I anticipate some people saying that Lewis Carroll was a pedophile. Of course, that wouldn't affect the merits of his writing, but I thought I would address it anyway. He might have been a pedophile in some sense, although there is nothing that conclusively demonstrates that, and there is no evidence he ever molested or harmed anyone. He did befriend several young girls. (Cultural norms were different in those times.) The Alice character was based on a young girl, Alice Liddell, who was 10 at the time he wrote the first story. The details of his inner life are unknown, but he was a shy, boyish man who never married.

The Hitchhiker's Guide to the Galaxy Series by Douglas Adams

This is another work of philosophical/absurdist fiction, but in this case it is science fiction. It is a trilogy of 5 books that tells the story of Arthur Dent, an ordinary Englishman, who finds out one day that his best friend is from Betelgeuse and the Earth is about to destroyed to make way for a hyperspace bypass. He escapes with his friend by sneaking aboard one of the destroyer ships, and they go on to have various random adventures throughout space and time. Randomness is a big part of the story, and it is one of the recurring themes of the book.

Douglas Adams conceived of the idea for the story when he was on a hitchhiking trip around Europe. He was lying in a field one night, somewhat drunk, looking up at the stars, and he wondered what it would be like to hitchhike through space. Hitchhiking is a metaphor for a random journey. The story is a random journey through time and space. It is also a random journey through ideas.

In a way, it is like an existentialist novel, such as "The Stranger" by Camus, or "Nausea" by Sartre. It deals with the absurdity of life and the human condition: that we are thrown into existence without an explicit raison d'etre or instruction manual. We exist and we have to deal with existence. Arthur Dent is lost. He is lost in space and time. He has no home to go back to, and nowhere else to go. He is just wandering around. He has a guidebook, the Hitchhiker's Guide to the Galaxy, which is something like Wikipedia as an e-book. (Douglas Adams anticipated both the eBook and Wikipedia.) However, the Hitchhiker's Guide doesn't tell you where to go or what to do. It just provides you with some information about where you are and various places you could go.

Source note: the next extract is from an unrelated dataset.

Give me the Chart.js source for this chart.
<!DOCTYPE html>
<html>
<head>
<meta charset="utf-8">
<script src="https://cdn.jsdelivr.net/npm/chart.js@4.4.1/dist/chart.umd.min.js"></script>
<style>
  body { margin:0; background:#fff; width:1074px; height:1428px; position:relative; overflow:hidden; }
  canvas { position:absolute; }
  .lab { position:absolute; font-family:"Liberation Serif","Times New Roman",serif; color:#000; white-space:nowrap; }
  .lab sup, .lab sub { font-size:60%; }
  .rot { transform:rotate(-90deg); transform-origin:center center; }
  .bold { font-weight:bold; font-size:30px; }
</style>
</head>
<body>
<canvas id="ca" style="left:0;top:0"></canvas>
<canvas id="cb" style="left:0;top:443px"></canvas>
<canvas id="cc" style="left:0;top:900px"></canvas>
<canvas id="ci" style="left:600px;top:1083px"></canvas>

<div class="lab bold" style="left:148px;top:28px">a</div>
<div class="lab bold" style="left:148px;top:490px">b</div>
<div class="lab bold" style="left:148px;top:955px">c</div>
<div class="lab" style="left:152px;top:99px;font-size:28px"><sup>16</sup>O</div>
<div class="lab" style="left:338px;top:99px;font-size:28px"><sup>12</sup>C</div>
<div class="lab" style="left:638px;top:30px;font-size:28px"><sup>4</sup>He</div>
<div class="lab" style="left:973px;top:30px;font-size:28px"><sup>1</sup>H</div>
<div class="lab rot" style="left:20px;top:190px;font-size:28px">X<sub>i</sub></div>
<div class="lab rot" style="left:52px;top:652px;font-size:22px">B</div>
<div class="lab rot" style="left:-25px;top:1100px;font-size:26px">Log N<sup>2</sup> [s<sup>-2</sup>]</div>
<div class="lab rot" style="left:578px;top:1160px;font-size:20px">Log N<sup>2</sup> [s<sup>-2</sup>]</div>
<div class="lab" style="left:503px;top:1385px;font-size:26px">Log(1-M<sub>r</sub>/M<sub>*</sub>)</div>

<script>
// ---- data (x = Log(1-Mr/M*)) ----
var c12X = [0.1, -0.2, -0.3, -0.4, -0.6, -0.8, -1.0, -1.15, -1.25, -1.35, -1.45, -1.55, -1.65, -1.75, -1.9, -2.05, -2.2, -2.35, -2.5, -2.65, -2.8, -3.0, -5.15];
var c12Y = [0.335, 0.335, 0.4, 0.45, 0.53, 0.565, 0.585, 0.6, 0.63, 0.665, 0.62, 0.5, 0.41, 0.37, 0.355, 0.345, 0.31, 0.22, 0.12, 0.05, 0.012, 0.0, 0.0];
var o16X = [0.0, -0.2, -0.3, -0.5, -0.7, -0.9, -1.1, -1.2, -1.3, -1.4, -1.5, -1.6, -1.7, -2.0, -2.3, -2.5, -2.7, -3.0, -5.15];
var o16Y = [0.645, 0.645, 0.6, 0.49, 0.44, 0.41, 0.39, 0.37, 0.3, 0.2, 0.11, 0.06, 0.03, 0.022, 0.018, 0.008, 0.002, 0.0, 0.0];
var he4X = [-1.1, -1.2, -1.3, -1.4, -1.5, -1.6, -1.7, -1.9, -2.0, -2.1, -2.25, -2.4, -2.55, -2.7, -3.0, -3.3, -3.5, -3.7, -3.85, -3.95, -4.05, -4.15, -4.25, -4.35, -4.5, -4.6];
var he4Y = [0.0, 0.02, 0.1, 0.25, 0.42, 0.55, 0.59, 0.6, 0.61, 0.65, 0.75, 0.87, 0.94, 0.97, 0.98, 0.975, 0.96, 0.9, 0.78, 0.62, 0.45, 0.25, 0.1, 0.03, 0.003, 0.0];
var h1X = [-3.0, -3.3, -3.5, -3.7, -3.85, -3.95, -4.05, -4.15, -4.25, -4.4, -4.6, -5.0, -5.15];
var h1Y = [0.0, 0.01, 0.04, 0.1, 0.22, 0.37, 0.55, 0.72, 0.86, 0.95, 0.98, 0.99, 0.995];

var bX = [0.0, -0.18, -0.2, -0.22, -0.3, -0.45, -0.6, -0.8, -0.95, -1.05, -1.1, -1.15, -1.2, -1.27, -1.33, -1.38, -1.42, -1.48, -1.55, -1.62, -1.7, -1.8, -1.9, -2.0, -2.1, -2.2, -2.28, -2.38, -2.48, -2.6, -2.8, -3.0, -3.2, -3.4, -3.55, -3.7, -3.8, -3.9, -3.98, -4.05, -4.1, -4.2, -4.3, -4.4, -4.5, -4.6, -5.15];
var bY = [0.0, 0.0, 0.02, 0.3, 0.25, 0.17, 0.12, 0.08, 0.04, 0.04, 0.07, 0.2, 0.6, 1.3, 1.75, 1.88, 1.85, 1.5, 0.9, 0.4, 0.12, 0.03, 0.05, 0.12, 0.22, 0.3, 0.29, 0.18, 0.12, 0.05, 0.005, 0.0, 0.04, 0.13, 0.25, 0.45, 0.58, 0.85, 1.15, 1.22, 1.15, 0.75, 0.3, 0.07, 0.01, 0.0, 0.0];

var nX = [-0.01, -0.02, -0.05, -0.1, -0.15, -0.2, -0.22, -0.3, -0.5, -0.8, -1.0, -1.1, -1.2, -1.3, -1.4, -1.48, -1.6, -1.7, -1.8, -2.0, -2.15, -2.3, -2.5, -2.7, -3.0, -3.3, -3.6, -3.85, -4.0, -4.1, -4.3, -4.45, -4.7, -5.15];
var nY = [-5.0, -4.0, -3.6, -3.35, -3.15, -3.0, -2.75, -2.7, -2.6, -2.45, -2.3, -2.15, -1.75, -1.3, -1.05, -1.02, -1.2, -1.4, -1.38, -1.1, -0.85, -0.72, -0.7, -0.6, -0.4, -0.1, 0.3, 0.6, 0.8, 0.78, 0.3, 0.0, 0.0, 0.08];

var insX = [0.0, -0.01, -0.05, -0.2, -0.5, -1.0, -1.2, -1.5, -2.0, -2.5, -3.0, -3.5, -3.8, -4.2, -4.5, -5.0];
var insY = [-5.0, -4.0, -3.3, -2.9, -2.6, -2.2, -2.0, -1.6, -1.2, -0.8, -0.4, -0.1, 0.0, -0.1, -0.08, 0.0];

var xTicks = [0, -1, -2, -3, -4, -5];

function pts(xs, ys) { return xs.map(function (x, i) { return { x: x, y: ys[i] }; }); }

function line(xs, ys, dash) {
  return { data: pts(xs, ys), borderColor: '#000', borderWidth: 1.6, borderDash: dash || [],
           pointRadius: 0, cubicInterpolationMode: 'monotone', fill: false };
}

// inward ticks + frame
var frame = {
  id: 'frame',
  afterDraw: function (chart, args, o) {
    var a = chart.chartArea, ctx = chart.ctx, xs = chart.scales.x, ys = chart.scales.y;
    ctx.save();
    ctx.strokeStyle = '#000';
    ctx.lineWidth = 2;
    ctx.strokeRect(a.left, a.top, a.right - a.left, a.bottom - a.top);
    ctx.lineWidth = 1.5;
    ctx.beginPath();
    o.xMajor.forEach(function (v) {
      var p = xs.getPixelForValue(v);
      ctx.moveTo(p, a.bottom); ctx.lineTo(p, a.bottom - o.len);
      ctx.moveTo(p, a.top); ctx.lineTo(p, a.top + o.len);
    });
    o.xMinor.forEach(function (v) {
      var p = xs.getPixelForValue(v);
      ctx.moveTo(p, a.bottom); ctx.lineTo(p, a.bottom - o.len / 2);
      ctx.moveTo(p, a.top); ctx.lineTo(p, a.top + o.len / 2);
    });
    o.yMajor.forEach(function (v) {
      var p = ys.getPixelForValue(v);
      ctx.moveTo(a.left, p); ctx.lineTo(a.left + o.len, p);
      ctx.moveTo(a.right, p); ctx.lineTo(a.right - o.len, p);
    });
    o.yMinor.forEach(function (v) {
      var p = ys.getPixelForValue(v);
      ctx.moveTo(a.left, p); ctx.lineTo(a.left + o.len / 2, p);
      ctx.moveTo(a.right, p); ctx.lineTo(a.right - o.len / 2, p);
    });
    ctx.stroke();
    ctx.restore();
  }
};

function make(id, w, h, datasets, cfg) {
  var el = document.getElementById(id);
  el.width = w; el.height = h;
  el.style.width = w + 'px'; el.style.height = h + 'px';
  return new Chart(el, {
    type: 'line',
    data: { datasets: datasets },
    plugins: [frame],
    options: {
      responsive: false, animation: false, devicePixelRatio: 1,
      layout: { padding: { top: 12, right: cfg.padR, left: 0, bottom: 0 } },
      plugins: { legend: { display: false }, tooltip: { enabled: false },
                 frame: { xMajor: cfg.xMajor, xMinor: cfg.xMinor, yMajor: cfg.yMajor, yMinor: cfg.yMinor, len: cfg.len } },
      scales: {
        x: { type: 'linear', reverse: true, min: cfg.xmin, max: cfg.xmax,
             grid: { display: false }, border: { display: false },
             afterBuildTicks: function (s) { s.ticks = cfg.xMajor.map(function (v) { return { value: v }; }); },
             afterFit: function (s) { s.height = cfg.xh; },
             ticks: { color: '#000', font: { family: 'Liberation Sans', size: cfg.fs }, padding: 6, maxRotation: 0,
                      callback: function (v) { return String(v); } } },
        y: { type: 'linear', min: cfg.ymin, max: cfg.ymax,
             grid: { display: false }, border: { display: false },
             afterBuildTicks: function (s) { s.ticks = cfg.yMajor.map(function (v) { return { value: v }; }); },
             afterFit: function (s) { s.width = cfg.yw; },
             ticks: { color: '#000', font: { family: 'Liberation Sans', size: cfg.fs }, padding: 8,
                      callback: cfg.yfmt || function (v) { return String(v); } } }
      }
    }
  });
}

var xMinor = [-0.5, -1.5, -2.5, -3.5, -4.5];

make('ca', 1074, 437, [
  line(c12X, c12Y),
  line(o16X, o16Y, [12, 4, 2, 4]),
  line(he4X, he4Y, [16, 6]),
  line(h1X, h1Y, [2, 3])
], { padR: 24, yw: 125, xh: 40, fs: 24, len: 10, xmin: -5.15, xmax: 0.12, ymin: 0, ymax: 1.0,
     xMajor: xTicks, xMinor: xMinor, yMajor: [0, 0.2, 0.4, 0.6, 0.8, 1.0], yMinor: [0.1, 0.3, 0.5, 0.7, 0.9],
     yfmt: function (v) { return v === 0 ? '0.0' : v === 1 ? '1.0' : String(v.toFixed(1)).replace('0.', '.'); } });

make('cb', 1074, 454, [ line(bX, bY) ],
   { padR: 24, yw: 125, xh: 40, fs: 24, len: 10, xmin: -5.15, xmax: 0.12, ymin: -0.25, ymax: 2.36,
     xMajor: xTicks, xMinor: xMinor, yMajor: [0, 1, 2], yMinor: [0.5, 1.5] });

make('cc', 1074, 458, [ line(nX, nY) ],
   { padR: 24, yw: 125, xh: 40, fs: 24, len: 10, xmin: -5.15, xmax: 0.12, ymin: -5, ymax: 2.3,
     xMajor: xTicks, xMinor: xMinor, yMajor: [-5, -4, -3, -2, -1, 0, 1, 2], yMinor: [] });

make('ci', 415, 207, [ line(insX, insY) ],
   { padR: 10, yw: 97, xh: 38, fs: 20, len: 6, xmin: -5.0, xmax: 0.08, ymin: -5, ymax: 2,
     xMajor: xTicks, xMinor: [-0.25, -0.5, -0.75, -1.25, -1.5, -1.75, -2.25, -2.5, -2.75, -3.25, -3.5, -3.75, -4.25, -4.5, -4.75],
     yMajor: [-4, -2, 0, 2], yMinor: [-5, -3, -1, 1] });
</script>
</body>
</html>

I think that the main theme of the story is nihilism: the absence of a rational basis for existence, meaning, truth or value. The nihilism of Adam's worldview is seen in the running joke about the question to the ultimate answer of life, the universe, and everything. The joke is that the answer is known to be 42, but no one knows the question to the ultimate answer. The story begins as an absurdist comedy, and ends as an absurdist tragedy. Or perhaps it starts as a tragic comedy and ends as a comic tragedy. I think that is the natural arc of nihilism. When you are young nihilism can be liberating and fun, but eventually the absence of ultimate answers, or questions, leads to despair.

The story is also a satire on human nature and modern society. Adams makes fun of human self-importance, bureaucracy, politics, religion, technology, academia, and many other things. It is a very funny book.

Douglas Adams started writing the books in his mid twenties, and he finished the last book when he was 40. To some extent, you can trace the outline of his life in the story. He died when he was only 49. I remember hearing about his death and being stunned and saddened by the news. I grew up reading his books.